Task goal:
Among the entries below, which lines run from the line with "Generate a Python" through the line with "colors = ['#ccffcc', '#ffcc99']"? Retype those, both ends included, exactly and without pictures.

══ Entries provided

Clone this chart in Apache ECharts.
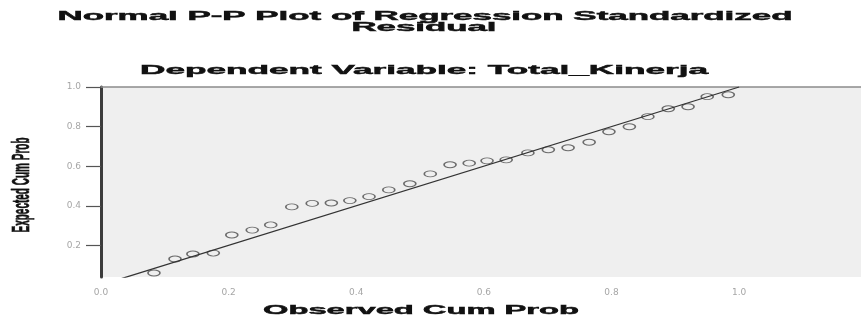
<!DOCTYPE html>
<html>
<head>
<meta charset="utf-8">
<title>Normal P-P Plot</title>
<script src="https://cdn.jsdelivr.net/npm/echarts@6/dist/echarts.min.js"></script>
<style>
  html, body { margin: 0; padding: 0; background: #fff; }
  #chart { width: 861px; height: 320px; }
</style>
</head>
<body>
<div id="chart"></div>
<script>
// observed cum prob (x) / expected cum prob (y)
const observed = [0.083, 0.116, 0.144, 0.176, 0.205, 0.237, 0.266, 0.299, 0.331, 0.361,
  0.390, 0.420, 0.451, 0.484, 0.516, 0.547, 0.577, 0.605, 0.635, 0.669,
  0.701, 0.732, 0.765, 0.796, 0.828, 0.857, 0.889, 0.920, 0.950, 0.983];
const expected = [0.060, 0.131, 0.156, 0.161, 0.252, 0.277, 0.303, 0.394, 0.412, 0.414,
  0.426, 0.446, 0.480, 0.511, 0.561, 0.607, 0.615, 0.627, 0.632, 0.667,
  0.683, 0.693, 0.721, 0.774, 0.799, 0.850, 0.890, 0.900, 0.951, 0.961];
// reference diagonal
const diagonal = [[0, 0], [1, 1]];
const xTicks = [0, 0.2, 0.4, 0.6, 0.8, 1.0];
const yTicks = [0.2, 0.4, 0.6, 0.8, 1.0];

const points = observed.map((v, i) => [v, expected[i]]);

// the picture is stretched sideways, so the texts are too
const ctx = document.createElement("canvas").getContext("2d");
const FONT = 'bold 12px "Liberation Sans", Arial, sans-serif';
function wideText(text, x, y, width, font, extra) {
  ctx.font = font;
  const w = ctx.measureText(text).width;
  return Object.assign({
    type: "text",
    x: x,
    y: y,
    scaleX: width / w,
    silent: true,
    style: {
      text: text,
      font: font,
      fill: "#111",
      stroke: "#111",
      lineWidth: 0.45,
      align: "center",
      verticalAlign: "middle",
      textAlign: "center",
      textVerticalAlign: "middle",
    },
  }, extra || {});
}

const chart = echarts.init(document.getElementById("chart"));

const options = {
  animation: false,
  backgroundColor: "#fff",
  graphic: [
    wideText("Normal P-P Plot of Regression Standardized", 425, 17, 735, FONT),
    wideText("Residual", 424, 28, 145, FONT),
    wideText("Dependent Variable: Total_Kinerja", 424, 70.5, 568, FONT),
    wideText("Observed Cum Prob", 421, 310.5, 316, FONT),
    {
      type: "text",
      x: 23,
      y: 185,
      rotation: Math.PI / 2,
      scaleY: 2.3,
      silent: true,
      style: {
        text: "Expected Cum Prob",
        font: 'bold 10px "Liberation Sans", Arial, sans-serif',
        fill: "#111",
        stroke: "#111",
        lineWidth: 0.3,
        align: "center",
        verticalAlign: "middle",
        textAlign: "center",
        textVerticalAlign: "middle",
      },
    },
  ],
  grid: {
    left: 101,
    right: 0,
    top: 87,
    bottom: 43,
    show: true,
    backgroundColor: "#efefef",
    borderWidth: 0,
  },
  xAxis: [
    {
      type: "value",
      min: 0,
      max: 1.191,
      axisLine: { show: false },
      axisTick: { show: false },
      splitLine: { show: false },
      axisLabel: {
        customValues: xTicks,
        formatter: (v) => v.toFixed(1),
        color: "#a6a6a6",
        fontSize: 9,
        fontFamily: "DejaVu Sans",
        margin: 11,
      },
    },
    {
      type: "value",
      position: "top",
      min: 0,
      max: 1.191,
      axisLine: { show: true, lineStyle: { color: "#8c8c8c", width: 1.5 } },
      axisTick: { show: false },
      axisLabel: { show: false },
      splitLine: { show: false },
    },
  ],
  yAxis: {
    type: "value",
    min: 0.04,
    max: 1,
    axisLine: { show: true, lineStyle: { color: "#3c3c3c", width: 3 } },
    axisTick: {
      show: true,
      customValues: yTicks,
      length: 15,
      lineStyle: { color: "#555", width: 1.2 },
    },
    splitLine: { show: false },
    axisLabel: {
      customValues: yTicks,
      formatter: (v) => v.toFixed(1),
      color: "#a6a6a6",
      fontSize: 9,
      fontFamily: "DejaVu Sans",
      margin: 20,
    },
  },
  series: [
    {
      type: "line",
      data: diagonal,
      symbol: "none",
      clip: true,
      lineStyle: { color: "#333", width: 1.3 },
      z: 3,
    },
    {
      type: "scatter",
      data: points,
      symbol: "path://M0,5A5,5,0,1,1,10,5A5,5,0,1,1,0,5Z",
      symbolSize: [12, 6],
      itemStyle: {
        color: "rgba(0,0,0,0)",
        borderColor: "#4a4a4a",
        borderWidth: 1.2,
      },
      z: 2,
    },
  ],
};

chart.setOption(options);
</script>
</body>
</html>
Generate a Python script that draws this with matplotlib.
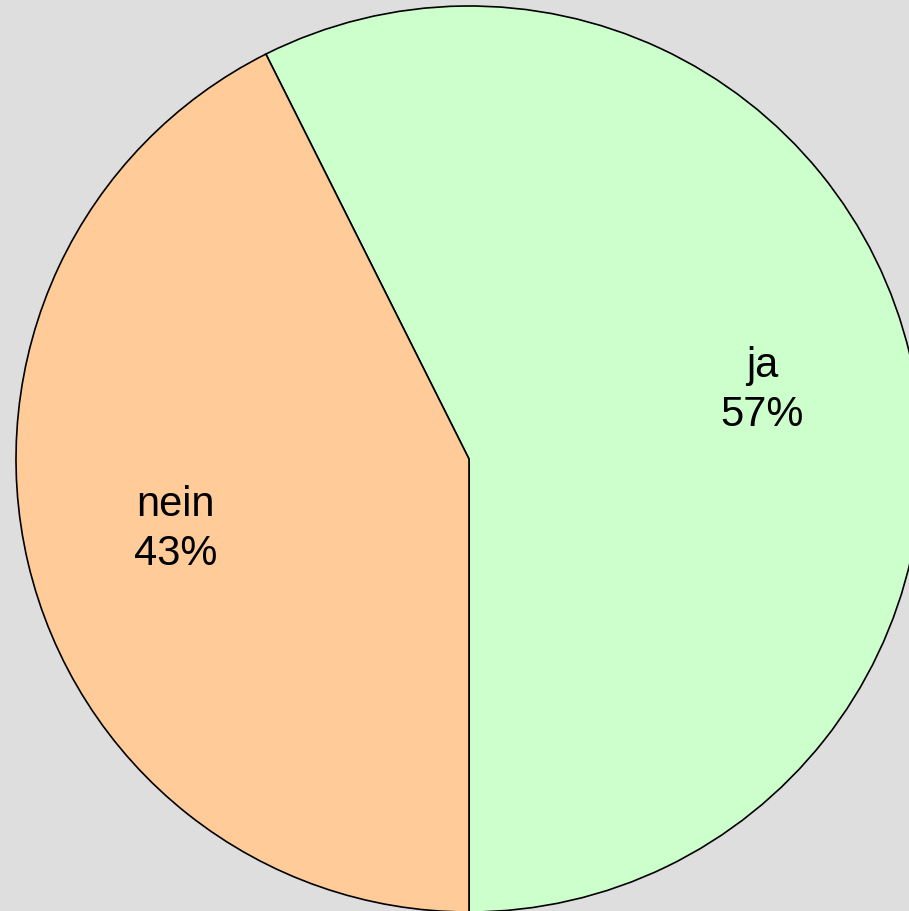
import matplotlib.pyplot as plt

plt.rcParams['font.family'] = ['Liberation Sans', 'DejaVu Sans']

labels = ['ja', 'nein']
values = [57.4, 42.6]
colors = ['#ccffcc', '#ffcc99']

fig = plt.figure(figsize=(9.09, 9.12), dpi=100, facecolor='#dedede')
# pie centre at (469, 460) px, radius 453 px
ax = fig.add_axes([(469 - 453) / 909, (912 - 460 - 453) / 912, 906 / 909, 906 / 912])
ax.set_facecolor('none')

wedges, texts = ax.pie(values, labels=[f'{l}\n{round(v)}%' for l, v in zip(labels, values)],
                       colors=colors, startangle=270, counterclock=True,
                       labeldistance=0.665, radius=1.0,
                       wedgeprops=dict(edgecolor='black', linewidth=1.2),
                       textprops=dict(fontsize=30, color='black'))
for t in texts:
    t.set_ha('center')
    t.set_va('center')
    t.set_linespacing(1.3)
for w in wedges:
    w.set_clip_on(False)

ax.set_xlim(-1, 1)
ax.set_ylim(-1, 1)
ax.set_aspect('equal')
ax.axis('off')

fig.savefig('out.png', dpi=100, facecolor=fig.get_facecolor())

════

Result for this task:
Generate a Python script that draws this with matplotlib.
import matplotlib.pyplot as plt

plt.rcParams['font.family'] = ['Liberation Sans', 'DejaVu Sans']

labels = ['ja', 'nein']
values = [57.4, 42.6]
colors = ['#ccffcc', '#ffcc99']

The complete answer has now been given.